_Directions for this task_
Gather each line containing the string "matplotlib" from these entries.

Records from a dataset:
====
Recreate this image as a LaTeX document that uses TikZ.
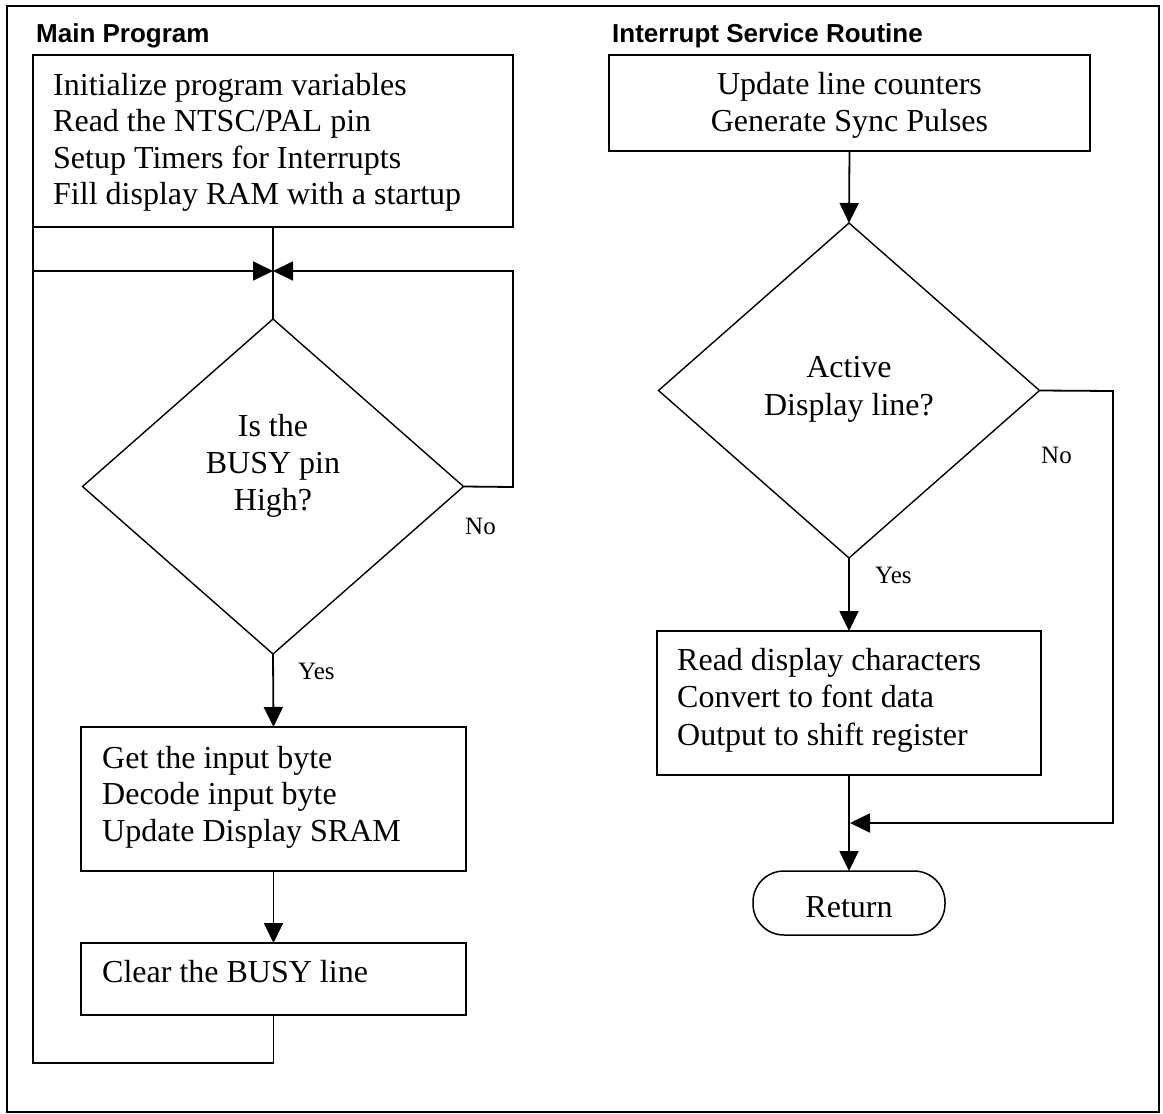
\documentclass[tikz,border=0pt]{standalone}
\usepackage{fontspec}
\setmainfont{Liberation Serif}
\newfontfamily\hvfont{Liberation Sans}
\usetikzlibrary{arrows.meta,shapes.geometric}
\begin{document}
\begin{tikzpicture}[x=1pt,y=-1pt,
  box/.style={draw,line width=1.8pt,rectangle,inner sep=0pt,outer sep=0pt},
  dec/.style={draw,line width=1.4pt,diamond,inner sep=0pt,outer sep=0pt,minimum width=381pt,minimum height=335pt},
  term/.style={draw,line width=1.5pt,rounded corners=31pt,inner sep=0pt,outer sep=0pt,minimum width=192pt,minimum height=64pt},
  txt/.style={inner sep=0pt,font=\fontsize{32}{36.5}\selectfont,align=left},
  ctxt/.style={inner sep=0pt,font=\fontsize{32}{37}\selectfont,align=center},
  lbl/.style={inner sep=0pt,font=\fontsize{25}{30}\selectfont},
  ttl/.style={inner sep=0pt,font=\hvfont\bfseries\fontsize{26}{30}\selectfont},
  conn/.style={line width=1.8pt},
  arr/.style={conn,-{Triangle[length=20pt,width=19pt]}}]
\useasboundingbox (0,0) rectangle (1163,1114);
\draw[line width=2pt] (7,6) rectangle (1159,1112);

% titles
\node[ttl,anchor=base west] (tmain) at (36,42) {Main Program};
\node[ttl,anchor=base west] (tisr) at (612,42) {Interrupt Service Routine};

% ---- Main program ----
\node[box,minimum width=480pt,minimum height=172pt] (b1) at (273,141) {};
\node[txt,anchor=base west] (t1) at (53,204.5) {Initialize program variables\\Read the NTSC/PAL pin\\Setup Timers for Interrupts\\Fill display RAM with a startup};

\node[dec] (d1) at (273,486.5) {};
\node[ctxt,anchor=base] (td1) at (273,510) {Is the\\BUSY pin\\High?};

\node[box,minimum width=385pt,minimum height=144pt] (b4) at (273.5,799) {};
\node[txt,anchor=base west] (t4) at (102,841) {Get the input byte\\Decode input byte\\Update Display SRAM};

\node[box,minimum width=385pt,minimum height=72pt] (b5) at (273.5,979) {};
\node[txt,anchor=base west] (t5) at (102,982) {Clear the BUSY line};

\coordinate (j1) at (273,271);
\coordinate (lt) at (33,271);
\coordinate (lb) at (33,1063);
\coordinate (rb) at (513,487);
\coordinate (rt) at (513,271);

\draw[conn] (b1.south) -- (d1.north);
\draw[conn] (b1.south west) -- (lt);
\draw[arr] (b5.south) |- (lb) -- (lt) -- (j1);
\draw[arr] (d1.east) -- (rb) -- (rt) -- (j1);
\draw[arr] (d1.south) -- (b4.north);
\draw[arr] (b4.south) -- (b5.north);

\node[lbl,anchor=base west] (no1) at (465,534) {No};
\node[lbl,anchor=base west] (yes1) at (298,679) {Yes};

% ---- ISR ----
\node[box,minimum width=481pt,minimum height=96pt] (b2) at (849.5,103) {};
\node[ctxt,anchor=base] (t2) at (849.5,131) {Update line counters\\Generate Sync Pulses};

\node[dec] (d2) at (849,390.5) {};
\node[ctxt,font=\fontsize{32}{38}\selectfont,anchor=base] (td2) at (849,415) {Active\\Display line?};

\node[box,minimum width=384pt,minimum height=144pt] (b3) at (849,703) {};
\node[txt,font=\fontsize{32}{37.5}\selectfont,anchor=base west] (t3) at (677,745) {Read display characters\\Convert to font data\\Output to shift register};

\node[term] (ret) at (849,903) {};
\node[ctxt,anchor=base] (tret) at (849,917) {Return};

\coordinate (nr) at (1113,391);
\coordinate (nb) at (1113,823);
\coordinate (j2) at (850,823);

\draw[arr] (b2.south) -- (d2.north);
\draw[arr] (d2.south) -- (b3.north);
\draw[arr] (b3.south) -- (ret.north);
\draw[arr] (d2.east) -- (nr) -- (nb) -- (j2);

\node[lbl,anchor=base west] (no2) at (1041,463) {No};
\node[lbl,anchor=base west] (yes2) at (875,583) {Yes};
\end{tikzpicture}
\end{document}
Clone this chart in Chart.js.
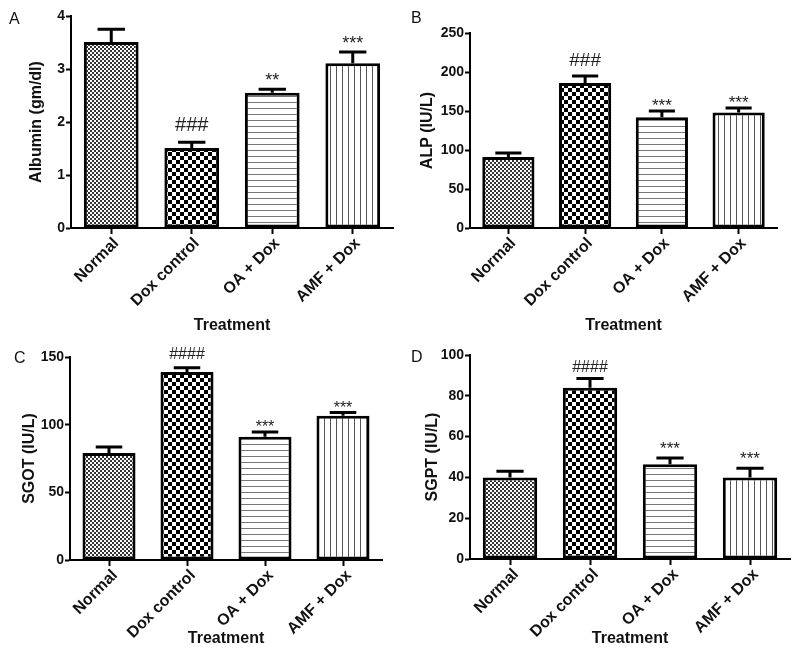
<!DOCTYPE html>
<html>
<head>
<meta charset="utf-8">
<script src="https://cdn.jsdelivr.net/npm/chart.js@4.4.1/dist/chart.umd.min.js"></script>
<style>
  html, body { margin: 0; padding: 0; background: #fff; }
  #wrap { position: relative; width: 800px; height: 658px; overflow: hidden; }
  .panel { position: absolute; }
  .letter { position: absolute; font-family: "Liberation Sans", Arial, sans-serif; font-size: 16px; color: #111; }
</style>
</head>
<body>
<div id="wrap">
  <div class="panel" style="left:0;top:0;width:400px;height:340px"><canvas id="cA"></canvas></div>
  <div class="panel" style="left:400px;top:0;width:400px;height:340px"><canvas id="cB"></canvas></div>
  <div class="panel" style="left:0;top:330px;width:400px;height:328px"><canvas id="cC"></canvas></div>
  <div class="panel" style="left:400px;top:330px;width:400px;height:328px"><canvas id="cD"></canvas></div>
  <div class="letter" style="left:9px;top:10px">A</div>
  <div class="letter" style="left:411px;top:9px">B</div>
  <div class="letter" style="left:14px;top:349px">C</div>
  <div class="letter" style="left:411px;top:348px">D</div>
</div>
<script>
// ---- data ----
const categories = ['Normal', 'Dox control', 'OA + Dox', 'AMF + Dox'];

const albumin    = [3.51, 1.51, 2.55, 3.11];
const albuminErr = [0.24, 0.11, 0.07, 0.21];
const albuminSig = ['', '###', '**', '***'];
const albuminTicks = [0, 1, 2, 3, 4];

const alp    = [91, 186, 142, 148];
const alpErr = [5, 9, 8, 6];
const alpSig = ['', '###', '***', '***'];
const alpTicks = [0, 50, 100, 150, 200, 250];

const sgot    = [79, 139, 91, 106.5];
const sgotErr = [4.5, 3, 3.5, 2.5];
const sgotSig = ['', '####', '***', '***'];
const sgotTicks = [0, 50, 100, 150];

const sgpt    = [40, 84, 46.5, 40];
const sgptErr = [3, 4.5, 3, 4.5];
const sgptSig = ['', '####', '***', '***'];
const sgptTicks = [0, 20, 40, 60, 80, 100];

// ---- patterns ----
function makePattern(w, h, draw) {
  const c = document.createElement('canvas');
  c.width = w; c.height = h;
  const g = c.getContext('2d');
  g.fillStyle = '#fff'; g.fillRect(0, 0, w, h);
  draw(g);
  return g.createPattern(c, 'repeat');
}
const fineChecker = makePattern(4, 4, g => {
  g.fillStyle = '#333'; g.fillRect(0, 0, 2, 2); g.fillRect(2, 2, 2, 2);
});
const coarseChecker = makePattern(8, 8, g => {
  g.fillStyle = '#000'; g.fillRect(0, 0, 4, 4); g.fillRect(4, 4, 4, 4);
});
const hLines = makePattern(6, 6, g => {
  g.fillStyle = '#777'; g.fillRect(0, 0, 6, 1);
});
const vLines = makePattern(6, 6, g => {
  g.fillStyle = '#555'; g.fillRect(0, 0, 1, 6);
});
const fills = [fineChecker, coarseChecker, hLines, vLines];

const FONT = '"Liberation Sans", Arial, Helvetica, sans-serif';

function errPlugin(errors, sig, sigStyle) {
  return {
    id: 'errbars',
    afterDatasetsDraw(chart) {
      const ctx = chart.ctx;
      const meta = chart.getDatasetMeta(0);
      const ys = chart.scales.y;
      const vals = chart.data.datasets[0].data;
      meta.data.forEach((bar, i) => {
        const yTop = ys.getPixelForValue(vals[i] + errors[i]);
        const capW = bar.width * 0.5;
        ctx.save();
        ctx.strokeStyle = '#000';
        ctx.lineWidth = 3;
        ctx.beginPath();
        ctx.moveTo(bar.x, bar.y);
        ctx.lineTo(bar.x, yTop);
        ctx.moveTo(bar.x - capW / 2, yTop);
        ctx.lineTo(bar.x + capW / 2, yTop);
        ctx.stroke();
        const s = sig[i];
        if (s) {
          const isHash = s[0] === '#';
          const size = isHash ? sigStyle.hashSize : sigStyle.starSize;
          ctx.font = size + 'px ' + FONT;
          ctx.fillStyle = '#222';
          ctx.textAlign = 'center';
          ctx.textBaseline = 'alphabetic';
          const gap = isHash ? sigStyle.hashGap : sigStyle.starGap;
          const base = isHash ? yTop - 1.5 - gap : yTop - 1.5 - gap + 0.43 * size;
          ctx.fillText(s, bar.x, base);
        }
        ctx.restore();
      });
    }
  };
}

function makeChart(id, values, errors, sig, ticks, yTitle, geom, sigStyle) {
  const canvas = document.getElementById(id);
  const W = geom.W, H = geom.H;
  return new Chart(canvas, {
    type: 'bar',
    data: {
      labels: categories,
      datasets: [{
        data: values,
        backgroundColor: fills,
        borderColor: '#000',
        borderWidth: 3,
        borderSkipped: false,
        barPercentage: 0.68,
        categoryPercentage: 1.0
      }]
    },
    plugins: [errPlugin(errors, sig, sigStyle)],
    options: {
      responsive: true,
      maintainAspectRatio: false,
      animation: false,
      devicePixelRatio: 1,
      layout: { padding: { left: 0, top: geom.top, right: W - geom.right, bottom: 0 } },
      plugins: { legend: { display: false }, tooltip: { enabled: false } },
      scales: {
        x: {
          offset: true,
          grid: { display: true, offset: false, drawOnChartArea: false, drawTicks: true, tickLength: 6, tickWidth: 2, tickColor: '#000' },
          border: { display: true, color: '#000', width: 2 },
          ticks: { color: '#111', font: { family: FONT, size: 16, weight: 'bold' }, minRotation: 45, maxRotation: 45, autoSkip: false, padding: geom.xTickPad, labelOffset: geom.xLabelOffset },
          title: { display: true, text: 'Treatment', color: '#111', font: { family: FONT, size: 16, weight: 'bold', lineHeight: 1.2 }, padding: { top: 0, bottom: geom.xTitlePad } },
          afterFit: s => { s.height = H - geom.bottom; }
        },
        y: {
          min: ticks[0],
          max: ticks[ticks.length - 1],
          afterBuildTicks: s => { s.ticks = ticks.map(v => ({ value: v })); },
          grid: { display: true, drawOnChartArea: false, drawTicks: true, tickLength: 5, tickWidth: 2, tickColor: '#000' },
          border: { display: true, color: '#000', width: 2 },
          ticks: { color: '#111', font: { family: FONT, size: 14, weight: 'bold' }, padding: 1 },
          title: { display: true, text: yTitle, color: '#111', font: { family: FONT, size: 16, weight: 'bold', lineHeight: 1.2 }, padding: { top: geom.yTitleX - 9.6, bottom: 0 } },
          afterFit: s => { s.width = geom.left; }
        }
      }
    }
  });
}

makeChart('cA', albumin, albuminErr, albuminSig, albuminTicks, 'Albumin (gm/dl)',
  { W: 400, H: 340, left: 71, top: 16, right: 393, bottom: 228, xTitlePad: 4.4, yTitleX: 37, xTickPad: 0, xLabelOffset: 5 },
  { hashSize: 20, starSize: 18, hashGap: 10, starGap: 9 });
makeChart('cB', alp, alpErr, alpSig, alpTicks, 'ALP (IU/L)',
  { W: 400, H: 340, left: 70, top: 33, right: 377, bottom: 228, xTitlePad: 4.4, yTitleX: 28, xTickPad: 0, xLabelOffset: 5 },
  { hashSize: 19, starSize: 17, hashGap: 8, starGap: 6 });
makeChart('cC', sgot, sgotErr, sgotSig, sgotTicks, 'SGOT (IU/L)',
  { W: 400, H: 328, left: 70, top: 27, right: 382, bottom: 230, xTitlePad: 9.4, yTitleX: 30, xTickPad: 0, xLabelOffset: 6 },
  { hashSize: 16, starSize: 16, hashGap: 7, starGap: 5 });
makeChart('cD', sgpt, sgptErr, sgptSig, sgptTicks, 'SGPT (IU/L)',
  { W: 400, H: 328, left: 70, top: 25, right: 390, bottom: 229, xTitlePad: 9.4, yTitleX: 33, xTickPad: 0, xLabelOffset: 6 },
  { hashSize: 16, starSize: 17, hashGap: 5, starGap: 10 });
</script>
</body>
</html>
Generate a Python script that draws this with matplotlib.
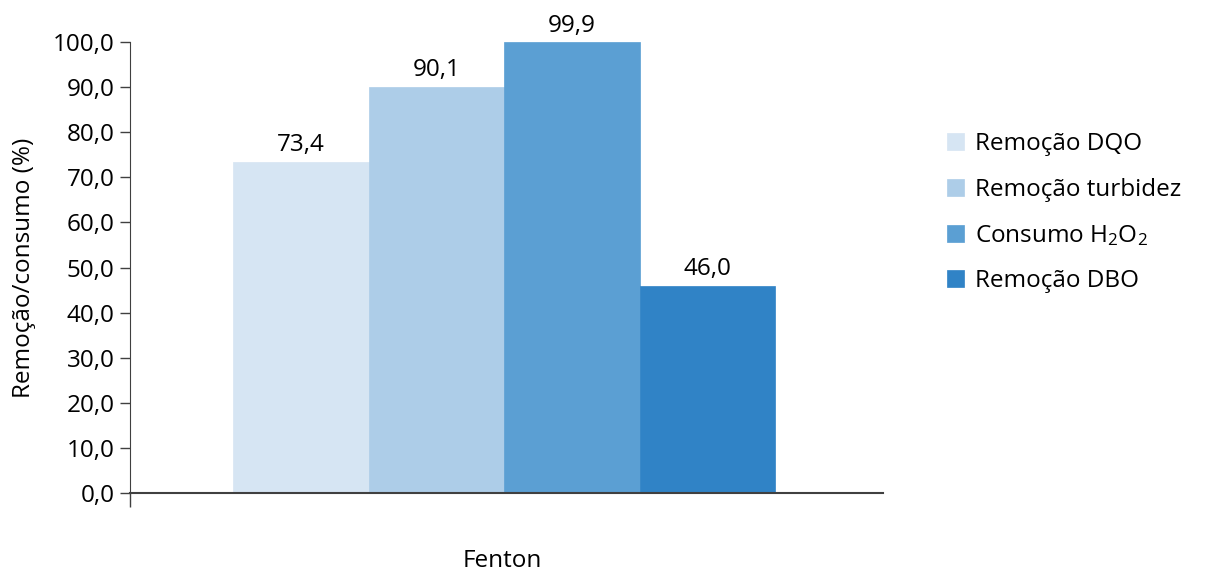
import matplotlib
matplotlib.use("Agg")
import matplotlib.pyplot as plt

plt.rcParams['font.family'] = ['Open Sans', 'DejaVu Sans']
plt.rcParams['mathtext.fontset'] = 'custom'
plt.rcParams['mathtext.rm'] = 'Open Sans'
plt.rcParams['mathtext.it'] = 'Open Sans'

# data
category = 'Fenton'
series = ['Remoção DQO', 'Remoção turbidez', r'Consumo H$_2$O$_2$', 'Remoção DBO']
values = [73.4, 90.1, 99.9, 46.0]
colors = ['#d6e5f3', '#adcde8', '#5b9fd3', '#3083c6']
yticks = [0, 10, 20, 30, 40, 50, 60, 70, 80, 90, 100]

FS = 17.5

fig = plt.figure(figsize=(12.05, 5.75), dpi=100)
ax = fig.add_axes([0.1079, 0.1426, 0.6249, 0.7843])

w = 0.18
for i, (name, v, c) in enumerate(zip(series, values, colors)):
    x = -0.363 + w * (i + 0.5)
    ax.bar(x, v, width=w, color=c, label=name, edgecolor=c, linewidth=0.5)
    ax.text(x, v + 1.0, f'{v:.1f}'.replace('.', ','), ha='center', va='bottom',
            fontsize=FS)

ax.set_xlim(-0.5, 0.5)
ax.set_ylim(0, 100)
ax.set_yticks(yticks)
ax.set_yticklabels([f'{t:.1f}'.replace('.', ',') for t in yticks], fontsize=FS)
ax.set_xticks([-0.5])
ax.set_xticklabels([''])
ax.tick_params(axis='x', direction='out', length=10, width=1, color='#404040')
ax.tick_params(axis='y', direction='out', length=7, width=1, color='#404040', pad=4)

for s in ['top', 'right']:
    ax.spines[s].set_visible(False)
ax.spines['left'].set_color('#404040')
ax.spines['bottom'].set_color('#404040')
ax.spines['bottom'].set_linewidth(1.5)

ax.set_ylabel('Remoção/consumo (%)', fontsize=FS, labelpad=12)
fig.text(0.417, 0.003, category, ha='center', va='bottom', fontsize=FS)

leg = ax.legend(loc='upper left', bbox_to_anchor=(0.776, 0.791), bbox_transform=fig.transFigure,
                frameon=False, fontsize=FS, handlelength=0.7, handleheight=0.7,
                handletextpad=0.45, labelspacing=0.88, borderpad=0)

fig.savefig('out.png', dpi=100)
====
_The completed task_
Generate a Python script that draws this with matplotlib.
import matplotlib
matplotlib.use("Agg")
import matplotlib.pyplot as plt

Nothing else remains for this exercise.